En effet, l’article L. 1432-10 du code des transports dispose qu’à défaut de convention écrite définissant les rapports entre les parties au contrat sur les matières mentionnées à l’article L. 1432-2, les clauses des contrats types mentionnées à la section 3 s’appliquent de plein droit aux contrats de commission de transport ayant pour objet une liaison internationale.
Or, la charte visée par la société Axens porte sur les thèmes suivants : « critères de validation du pilote, identification des parties et acteurs, modes de communication, process de traitement de la commande pour les flux exports, suivi de l’activité, facturation, amélioration continue et expertise, système d’information », qui ne recouvrent pas les matières mentionnées à l’article L. 1432-2 du code des transports que sont « la nature et l’objet du transport ; les modalités d’exécution du service tant en ce qui concerne le transport proprement dit que les conditions d’enlèvement et de livraison des objets transportés ; les obligations respectives de l’expéditeur, du commissionnaire, du transporteur et du destinataire ; le prix du transport ainsi que celui des prestations accessoires prévues. », de sorte que les clauses des contrats types supplétives de la volonté des parties ont vocation à s’appliquer en l’espèce, peu important que la « charte de service » visée soit antérieure au décret n° 2013-293 du 5 avril 2013 portant approbation du contrat type de commission de transport, alors qu’en outre les prestations litigieuses datent de 2018.
L’annexe à l’article D. 1432-3 du contrat type de commission de transport prévoyant en son article 16 qu’ « en cas de litige ou de contestation relatif à un contrat de commission de transport incluant un transport international, seul le tribunal de commerce de Paris est compétent, même en cas de pluralité de défendeurs ou d’appels en garantie », c’est par suite à juste titre que le jugement attaqué a dit le tribunal de commerce de Paris compétent en l’espèce.
Le jugement critiqué sera en conséquence confirmé en ce qu’il a jugé sur la compétence.
Sur les demandes accessoires :
Le jugement sera également confirmé en sa disposition relative aux dépens de première instance.
Partie perdante, la société Axens ne saurait prétendre à l’allocation de frais irrépétibles.

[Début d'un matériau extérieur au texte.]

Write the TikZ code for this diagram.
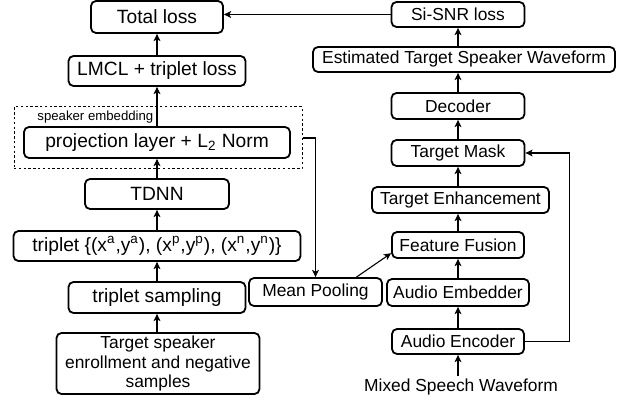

Elle devra en outre supporter les dépens d’appel.
Il serait par ailleurs inéquitable de laisser à la société Geodis FF France la charge des frais irrépétibles exposés en cause d’appel. L’appelante sera en conséquence condamnée à lui verser une somme de 2 000 euros sur le fondement de l’article 700 du code de procédure civile.
PAR CES MOTIFS,
La cour statuant par arrêt contradictoire,
Confirme le jugement du 19 avril 2022 en toutes ses dispositions,
Condamne la société Axens à verser à la société Geodis FF France la somme de 2 000 euros en application des dispositions de l’article 700 du code de procédure civile,
Dit que la société Axens supportera les dépens d’appel.
Arrêt prononcé par mise à disposition au greffe de la cour, les parties en ayant été préalablement avisées dans les conditions prévues au deuxième alinéa de l’article 450 du code de procédure civile, signé par Madame Nicolette GUILLAUME, Président et par Madame Elisabeth TODINI, Greffier, auquel la minute de la décision a été remise par le magistrat signataire.